Renforcer la souveraineté européenne 

  • Le renforcement de la souveraineté européenne est le second grand domaine dans lequel l’Allemagne veut être force de proposition, déjà pour mettre fin à la dépendance excessive dans laquelle elle se trouve vis-à-vis de la Russie pour ses importations d’énergie.
  • La souveraineté promue par Olaf Scholz est également industrielle et technique. Il insiste particulièrement sur le contrôle des chaînes de production des semi-conducteurs. En juin dernier dans nos colonnes, Franco Bassanini tentait de comprendre les raisons de ce phénomène — des facteurs conjoncturels mais aussi structurels et l’importance de leur maîtrise pour assurer l’autonomie stratégique européenne.
  • Les propositions sur l’énergie (marché intérieur hydraulique, éolien et solaire, réseau européen l’hydrogène, points de recharge, développement des carburants d’aviation neutres) ont trait à l’objectif de neutralité carbone en 2050 — on est donc plutôt dans le long terme.

Qu’en est-il de l’avenir du parc nucléaire allemand ?

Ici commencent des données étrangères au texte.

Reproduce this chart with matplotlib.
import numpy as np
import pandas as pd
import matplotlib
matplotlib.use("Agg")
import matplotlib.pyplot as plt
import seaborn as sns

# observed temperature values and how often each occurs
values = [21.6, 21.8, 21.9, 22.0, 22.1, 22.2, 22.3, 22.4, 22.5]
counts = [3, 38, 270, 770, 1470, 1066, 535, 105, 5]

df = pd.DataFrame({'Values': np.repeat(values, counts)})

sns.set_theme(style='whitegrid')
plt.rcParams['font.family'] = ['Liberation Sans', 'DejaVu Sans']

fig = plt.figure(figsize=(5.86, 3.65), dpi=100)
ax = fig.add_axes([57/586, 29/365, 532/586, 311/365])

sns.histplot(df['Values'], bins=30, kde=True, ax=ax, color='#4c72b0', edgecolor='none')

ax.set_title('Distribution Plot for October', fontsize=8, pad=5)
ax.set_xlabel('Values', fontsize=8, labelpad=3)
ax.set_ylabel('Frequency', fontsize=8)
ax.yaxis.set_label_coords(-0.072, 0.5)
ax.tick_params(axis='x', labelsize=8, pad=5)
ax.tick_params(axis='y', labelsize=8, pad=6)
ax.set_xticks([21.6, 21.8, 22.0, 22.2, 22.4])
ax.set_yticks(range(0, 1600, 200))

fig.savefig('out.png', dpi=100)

  • L’avenir du parc nucléaire allemand, qui a obtenu un sursis à cause du déclenchement de la guerre en Ukraine, n’est pas clarifié. Olaf Scholz évoque aussi une nécessaire rationalisation du réarmement européen, afin de faciliter l’interopérabilité. Il nomme en particulier le développement d’un système moderne de défense anti-aérienne, de radars et de drones de reconnaissance, auxquels pourraient être associés plusieurs pays — parmi lesquels la France n’est pas nommée, et les grands projets franco-allemands sont tus.

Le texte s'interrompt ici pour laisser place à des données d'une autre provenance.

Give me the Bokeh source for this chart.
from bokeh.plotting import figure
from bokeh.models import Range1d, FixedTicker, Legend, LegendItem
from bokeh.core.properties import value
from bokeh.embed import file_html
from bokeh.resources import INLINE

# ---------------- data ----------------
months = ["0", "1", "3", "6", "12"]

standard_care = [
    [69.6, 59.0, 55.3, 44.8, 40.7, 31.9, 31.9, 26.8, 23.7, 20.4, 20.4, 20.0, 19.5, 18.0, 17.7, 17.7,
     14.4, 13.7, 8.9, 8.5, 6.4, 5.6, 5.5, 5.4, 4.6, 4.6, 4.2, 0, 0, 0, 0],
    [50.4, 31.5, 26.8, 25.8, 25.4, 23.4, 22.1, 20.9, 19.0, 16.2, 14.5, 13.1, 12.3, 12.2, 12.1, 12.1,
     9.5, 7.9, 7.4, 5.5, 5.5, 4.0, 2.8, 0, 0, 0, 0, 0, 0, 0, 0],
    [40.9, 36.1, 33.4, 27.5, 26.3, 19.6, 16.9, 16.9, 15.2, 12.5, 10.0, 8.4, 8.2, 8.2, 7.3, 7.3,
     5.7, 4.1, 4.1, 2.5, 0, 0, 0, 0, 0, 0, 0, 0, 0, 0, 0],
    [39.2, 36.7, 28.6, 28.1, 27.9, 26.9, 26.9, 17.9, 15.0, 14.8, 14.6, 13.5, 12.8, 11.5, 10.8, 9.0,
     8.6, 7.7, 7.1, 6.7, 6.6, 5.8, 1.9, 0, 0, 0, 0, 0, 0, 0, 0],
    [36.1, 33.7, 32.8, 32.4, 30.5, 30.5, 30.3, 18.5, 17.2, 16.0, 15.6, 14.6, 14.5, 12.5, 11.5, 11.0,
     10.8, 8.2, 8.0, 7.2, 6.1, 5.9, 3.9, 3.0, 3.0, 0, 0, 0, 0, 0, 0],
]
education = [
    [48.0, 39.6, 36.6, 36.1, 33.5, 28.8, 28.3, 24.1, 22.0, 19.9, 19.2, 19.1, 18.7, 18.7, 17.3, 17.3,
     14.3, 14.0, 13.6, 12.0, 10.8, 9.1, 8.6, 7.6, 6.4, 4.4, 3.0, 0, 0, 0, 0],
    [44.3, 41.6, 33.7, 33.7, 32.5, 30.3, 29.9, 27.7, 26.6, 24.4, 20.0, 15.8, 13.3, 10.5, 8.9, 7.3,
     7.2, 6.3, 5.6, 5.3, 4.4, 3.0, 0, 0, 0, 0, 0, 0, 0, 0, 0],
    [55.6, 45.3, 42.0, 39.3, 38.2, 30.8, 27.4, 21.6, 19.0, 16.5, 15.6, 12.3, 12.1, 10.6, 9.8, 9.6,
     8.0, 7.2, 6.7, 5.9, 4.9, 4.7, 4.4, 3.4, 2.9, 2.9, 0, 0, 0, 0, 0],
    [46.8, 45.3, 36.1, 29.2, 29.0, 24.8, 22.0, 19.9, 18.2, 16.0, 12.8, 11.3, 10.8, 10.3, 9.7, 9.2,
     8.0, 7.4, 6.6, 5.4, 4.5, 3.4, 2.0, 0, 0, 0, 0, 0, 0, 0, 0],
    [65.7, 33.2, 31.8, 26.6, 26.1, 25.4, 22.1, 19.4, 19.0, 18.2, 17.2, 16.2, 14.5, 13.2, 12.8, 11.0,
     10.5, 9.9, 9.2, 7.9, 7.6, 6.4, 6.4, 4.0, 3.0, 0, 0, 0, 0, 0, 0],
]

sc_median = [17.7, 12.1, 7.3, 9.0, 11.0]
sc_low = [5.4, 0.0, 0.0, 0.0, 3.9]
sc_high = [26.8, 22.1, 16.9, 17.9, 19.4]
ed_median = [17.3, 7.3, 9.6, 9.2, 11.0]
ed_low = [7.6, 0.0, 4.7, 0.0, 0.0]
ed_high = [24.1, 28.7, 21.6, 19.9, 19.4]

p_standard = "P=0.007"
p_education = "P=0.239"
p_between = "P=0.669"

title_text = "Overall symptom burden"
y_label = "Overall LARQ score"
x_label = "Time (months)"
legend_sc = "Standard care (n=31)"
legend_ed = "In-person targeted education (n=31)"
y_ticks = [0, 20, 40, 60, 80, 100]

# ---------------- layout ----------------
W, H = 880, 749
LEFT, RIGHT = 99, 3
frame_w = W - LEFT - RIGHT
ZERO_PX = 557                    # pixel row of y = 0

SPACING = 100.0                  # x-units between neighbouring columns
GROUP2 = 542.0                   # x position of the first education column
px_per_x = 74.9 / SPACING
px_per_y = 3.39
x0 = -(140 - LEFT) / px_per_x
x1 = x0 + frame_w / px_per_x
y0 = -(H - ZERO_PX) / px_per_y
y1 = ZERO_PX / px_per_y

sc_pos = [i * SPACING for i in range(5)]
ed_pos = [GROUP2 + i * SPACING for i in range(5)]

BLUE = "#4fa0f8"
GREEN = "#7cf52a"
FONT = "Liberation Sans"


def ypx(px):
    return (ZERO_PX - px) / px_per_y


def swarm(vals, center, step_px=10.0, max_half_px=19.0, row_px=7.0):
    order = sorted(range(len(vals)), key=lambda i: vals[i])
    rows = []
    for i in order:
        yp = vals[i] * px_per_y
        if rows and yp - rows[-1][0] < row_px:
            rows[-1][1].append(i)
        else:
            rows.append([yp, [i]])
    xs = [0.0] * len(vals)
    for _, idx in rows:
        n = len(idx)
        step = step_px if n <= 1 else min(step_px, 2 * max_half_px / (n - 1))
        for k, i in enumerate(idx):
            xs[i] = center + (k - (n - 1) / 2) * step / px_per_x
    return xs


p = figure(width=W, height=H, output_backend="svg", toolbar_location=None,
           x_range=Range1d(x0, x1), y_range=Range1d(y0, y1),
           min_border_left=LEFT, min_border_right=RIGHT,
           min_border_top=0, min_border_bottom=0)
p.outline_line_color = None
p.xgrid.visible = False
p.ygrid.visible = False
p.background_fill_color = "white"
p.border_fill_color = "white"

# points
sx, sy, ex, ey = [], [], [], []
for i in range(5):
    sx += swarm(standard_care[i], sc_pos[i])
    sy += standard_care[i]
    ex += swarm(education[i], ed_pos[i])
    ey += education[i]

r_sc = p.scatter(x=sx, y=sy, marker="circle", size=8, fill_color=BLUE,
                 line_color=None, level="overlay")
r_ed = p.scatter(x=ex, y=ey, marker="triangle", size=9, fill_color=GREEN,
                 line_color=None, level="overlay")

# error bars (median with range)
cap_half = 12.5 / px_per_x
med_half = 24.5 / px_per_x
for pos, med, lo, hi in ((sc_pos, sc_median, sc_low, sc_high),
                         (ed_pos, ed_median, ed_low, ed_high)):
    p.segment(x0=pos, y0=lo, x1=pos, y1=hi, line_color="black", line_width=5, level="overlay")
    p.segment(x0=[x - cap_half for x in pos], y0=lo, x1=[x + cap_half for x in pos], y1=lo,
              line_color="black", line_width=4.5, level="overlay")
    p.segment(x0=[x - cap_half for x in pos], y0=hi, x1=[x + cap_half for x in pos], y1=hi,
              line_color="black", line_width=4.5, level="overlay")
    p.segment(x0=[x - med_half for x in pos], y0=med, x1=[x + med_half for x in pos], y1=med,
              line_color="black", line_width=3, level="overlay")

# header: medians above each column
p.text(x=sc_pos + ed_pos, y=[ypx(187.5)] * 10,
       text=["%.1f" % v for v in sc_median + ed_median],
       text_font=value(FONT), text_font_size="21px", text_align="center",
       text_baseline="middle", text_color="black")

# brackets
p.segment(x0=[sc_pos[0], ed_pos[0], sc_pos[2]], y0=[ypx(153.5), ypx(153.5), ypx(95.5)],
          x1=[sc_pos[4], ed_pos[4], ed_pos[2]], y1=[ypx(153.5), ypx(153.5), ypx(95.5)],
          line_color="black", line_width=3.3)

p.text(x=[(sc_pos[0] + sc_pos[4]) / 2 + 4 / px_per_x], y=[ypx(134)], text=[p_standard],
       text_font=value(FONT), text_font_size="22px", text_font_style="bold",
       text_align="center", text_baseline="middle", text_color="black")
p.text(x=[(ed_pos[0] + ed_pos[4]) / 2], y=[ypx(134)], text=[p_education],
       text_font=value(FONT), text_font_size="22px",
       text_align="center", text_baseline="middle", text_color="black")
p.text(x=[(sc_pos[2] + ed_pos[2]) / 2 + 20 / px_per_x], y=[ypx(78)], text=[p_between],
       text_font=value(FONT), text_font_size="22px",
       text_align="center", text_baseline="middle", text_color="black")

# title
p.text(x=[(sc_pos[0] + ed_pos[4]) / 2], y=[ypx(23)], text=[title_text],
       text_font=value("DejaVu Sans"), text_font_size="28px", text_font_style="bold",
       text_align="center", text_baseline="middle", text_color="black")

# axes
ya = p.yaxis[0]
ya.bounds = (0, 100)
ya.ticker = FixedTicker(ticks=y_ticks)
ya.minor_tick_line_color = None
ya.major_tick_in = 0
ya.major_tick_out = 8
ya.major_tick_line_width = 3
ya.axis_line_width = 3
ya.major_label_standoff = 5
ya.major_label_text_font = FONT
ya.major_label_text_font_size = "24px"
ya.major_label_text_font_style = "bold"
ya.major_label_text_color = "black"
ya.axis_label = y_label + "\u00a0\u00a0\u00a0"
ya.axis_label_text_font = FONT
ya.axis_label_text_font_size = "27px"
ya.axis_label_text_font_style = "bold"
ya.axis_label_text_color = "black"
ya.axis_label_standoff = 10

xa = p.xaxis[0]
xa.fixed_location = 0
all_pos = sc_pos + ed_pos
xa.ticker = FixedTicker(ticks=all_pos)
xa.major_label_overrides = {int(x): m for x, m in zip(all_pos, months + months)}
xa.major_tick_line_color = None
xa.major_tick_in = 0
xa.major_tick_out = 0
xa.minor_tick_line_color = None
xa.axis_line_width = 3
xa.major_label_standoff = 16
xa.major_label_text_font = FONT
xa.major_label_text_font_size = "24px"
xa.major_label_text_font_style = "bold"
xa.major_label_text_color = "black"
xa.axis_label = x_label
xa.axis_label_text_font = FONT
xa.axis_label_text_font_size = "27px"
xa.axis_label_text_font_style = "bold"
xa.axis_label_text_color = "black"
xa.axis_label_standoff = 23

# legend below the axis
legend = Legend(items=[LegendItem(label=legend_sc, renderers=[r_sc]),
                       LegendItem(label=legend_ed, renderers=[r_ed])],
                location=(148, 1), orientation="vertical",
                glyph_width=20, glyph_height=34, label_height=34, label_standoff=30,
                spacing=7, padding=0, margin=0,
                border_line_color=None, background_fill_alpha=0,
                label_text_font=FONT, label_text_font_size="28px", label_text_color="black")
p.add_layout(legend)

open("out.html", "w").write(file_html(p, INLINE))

Surmonter les anciens conflits, s’efforcer de trouver de nouvelles solutions

  • Le troisième plan d’action vise au dépassement des divisions dans deux domaines hautement polémiques dans l’Europe des dix dernières années, à savoir : les politiques migratoires et les politiques fiscale et financière.
  • Le gouvernement allemand se dit ouvert à une modification des traités : mais, conformément aux pressions du ministre libéral des finances Lindner, ce nouvel accord doit permettre l’investissement public tout en étant politiquement contraignant pour les membres de la zone.
  • Sur les migrations, la méthode est similaire puisqu’il s’agit de renforcer à la fois les contrôles aux frontières et de couvrir les besoins en main d’œuvre qualifiée des sociétés européennes, en multipliant des partenariats avec les pays d’origine et de transit.

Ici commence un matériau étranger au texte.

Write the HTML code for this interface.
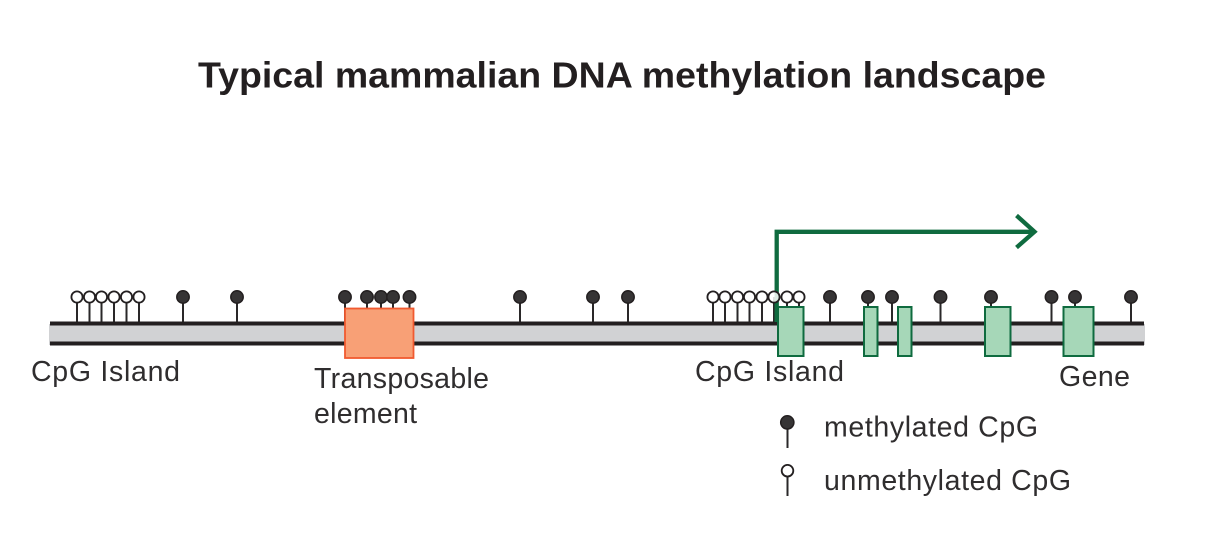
<!DOCTYPE html>
<html>
<head>
<meta charset="utf-8">
<style>
html,body{margin:0;padding:0;background:#fff;width:1208px;height:533px;overflow:hidden}
svg{display:block}
text{font-family:"Liberation Sans",sans-serif;fill:#231f20}
.l{fill:#2f2d2e}
.s{stroke:#2a2829;stroke-width:2}
.m{fill:#363435;stroke:#231f20;stroke-width:1.5}
.u{fill:#fff;stroke:#231f20;stroke-width:1.8}
.g{fill:#a6d7b8;stroke:#0f6b3f;stroke-width:2}
</style>
</head>
<body>
<svg width="1208" height="533" viewBox="0 0 1208 533" xmlns="http://www.w3.org/2000/svg">
<text x="622" y="87.500" font-size="36" font-weight="700" text-anchor="middle" textLength="848" lengthAdjust="spacingAndGlyphs">Typical mammalian DNA methylation landscape</text>

<!-- stems -->
<g class="s">
<path d="M77 297V322M89.500 297V322M101.500 297V322M114 297V322M126.500 297V322M139 297V322M183 297V322M237 297V322M345 297V322M367 297V322M381 297V322M393 297V322M409.500 297V322M520 297V322M593 297V322M628 297V322M713 297V322M725 297V322M737.500 297V322M749.500 297V322M762 297V322M774 297V322M830 297V322M868 297V322M892 297V322M940.500 297V322M991 297V322M1051.500 297V322M1075 297V322M1131 297V322M787 297V310M799 297V310"/>
</g>

<!-- DNA bar -->
<rect x="49" y="324" width="1096" height="21" fill="#d1d2d4"/>
<rect x="50" y="321.500" width="1094" height="4" fill="#231f20"/>
<rect x="50" y="341.500" width="1094" height="4" fill="#231f20"/>

<!-- unmethylated -->
<g class="u">
<circle cx="77" cy="297" r="5.600"/><circle cx="89.500" cy="297" r="5.600"/><circle cx="101.500" cy="297" r="5.600"/><circle cx="114" cy="297" r="5.600"/><circle cx="126.500" cy="297" r="5.600"/><circle cx="139" cy="297" r="5.600"/>
<circle cx="713" cy="297" r="5.600"/><circle cx="725" cy="297" r="5.600"/><circle cx="737.500" cy="297" r="5.600"/><circle cx="749.500" cy="297" r="5.600"/><circle cx="762" cy="297" r="5.600"/>
</g>

<!-- promoter arrow -->
<path d="M776.700 322V231.800H1034" fill="none" stroke="#0f6b3f" stroke-width="4.300"/>
<path d="M1016.500 215.500L1034.500 231.700L1016.500 247.500" fill="none" stroke="#0f6b3f" stroke-width="4.300"/>

<g class="u">
<circle cx="774" cy="297" r="5.600" fill-opacity="0.85"/><circle cx="787" cy="297" r="5.600"/><circle cx="799" cy="297" r="5.600"/>
</g>

<!-- methylated -->
<g class="m">
<circle cx="183" cy="297" r="6.200"/><circle cx="237" cy="297" r="6.200"/><circle cx="345" cy="297" r="6.200"/><circle cx="367" cy="297" r="6.200"/><circle cx="381" cy="297" r="6.200"/><circle cx="393" cy="297" r="6.200"/><circle cx="409.500" cy="297" r="6.200"/>
<circle cx="520" cy="297" r="6.200"/><circle cx="593" cy="297" r="6.200"/><circle cx="628" cy="297" r="6.200"/><circle cx="830" cy="297" r="6.200"/><circle cx="868" cy="297" r="6.200"/><circle cx="892" cy="297" r="6.200"/><circle cx="940.500" cy="297" r="6.200"/><circle cx="991" cy="297" r="6.200"/><circle cx="1051.500" cy="297" r="6.200"/><circle cx="1075" cy="297" r="6.200"/><circle cx="1131" cy="297" r="6.200"/>
</g>

<!-- transposable element -->
<rect x="345" y="308.500" width="68.500" height="49.500" fill="#f8a076" stroke="#f15a30" stroke-width="1.800"/>

<!-- exons -->
<rect class="g" x="778" y="307" width="25.500" height="49"/>
<rect class="g" x="864" y="307" width="13.500" height="49"/>
<rect class="g" x="898" y="307" width="13.500" height="49"/>
<rect class="g" x="985" y="307" width="25.500" height="49"/>
<rect class="g" x="1063.500" y="307" width="30" height="49"/>

<!-- labels -->
<text class="l" x="31" y="381" font-size="28.500" textLength="149" lengthAdjust="spacing">CpG Island</text>
<text class="l" x="314" y="388" font-size="28.500" textLength="175" lengthAdjust="spacing">Transposable</text>
<text class="l" x="314" y="423" font-size="28.500" textLength="103" lengthAdjust="spacing">element</text>
<text class="l" x="695" y="381" font-size="28.500" textLength="149" lengthAdjust="spacing">CpG Island</text>
<text class="l" x="1059" y="386" font-size="28.500" textLength="71" lengthAdjust="spacing">Gene</text>

<!-- legend -->
<path d="M787.500 423V448" stroke="#2a2829" stroke-width="2"/>
<circle class="m" cx="787.300" cy="422.400" r="6.600"/>
<path d="M787.500 471V496" stroke="#2a2829" stroke-width="2"/>
<circle class="u" cx="787.500" cy="470.700" r="5.800"/>
<text class="l" x="824" y="436.500" font-size="28.500" textLength="214" lengthAdjust="spacing">methylated CpG</text>
<text class="l" x="824" y="490" font-size="28.500" textLength="247" lengthAdjust="spacing">unmethylated CpG</text>
</svg>
</body>
</html>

Défendre les valeurs de l’Europe, respecter l’État de droit

  • Enfin, le quatrième volet du programme allemand est consacré aux valeurs et au respect de l’État de droit au sein des États membres. Selon Olaf Scholz, c’est la communauté de valeurs qui donne sa consistance à l’Union Européenne et justifie sa lutte contre la Russie.
  • Il importe donc de faire respecter ces valeurs au sein de l’UE pour éviter le développement de « démocraties illibérales » : utilisation de l’article 7 du traité et la conditionnalité du versement de certains fonds au respect de principes d’indépendance judiciaire.
  • Cependant, Olaf Scholz se garde bien d’adopter un ton trop combatif. Il ne nomme aucun des pays en état d’infraction et se dit personnellement partisan d’un règlement politique des infractions des membres qui accompagnerait ou supplanterait les procédures judiciaires.
  • Ce discours est à la fois un exercice de méthode et une tentative d’introspection morale : Olaf Scholz semble convaincu que l’Europe ne se construit qu’en réponse aux crises successives, aussi reprend-t-il la formule de la déclaration Schuman sur la « solidarité de fait ».
  • Il semble ainsi convaincu que le sens de la construction européenne a changé : si elle devait initialement garantir la paix et la prospérité puis la justice et la liberté, l’Union doit désormais également se défendre face à des menaces extérieures.
Sources
  1. Olaf Scholz, « Die EU muss zu einem geopolitischen Akteur werden », Frankfurter Allgemeine Zeitung, 17 juillet 2022.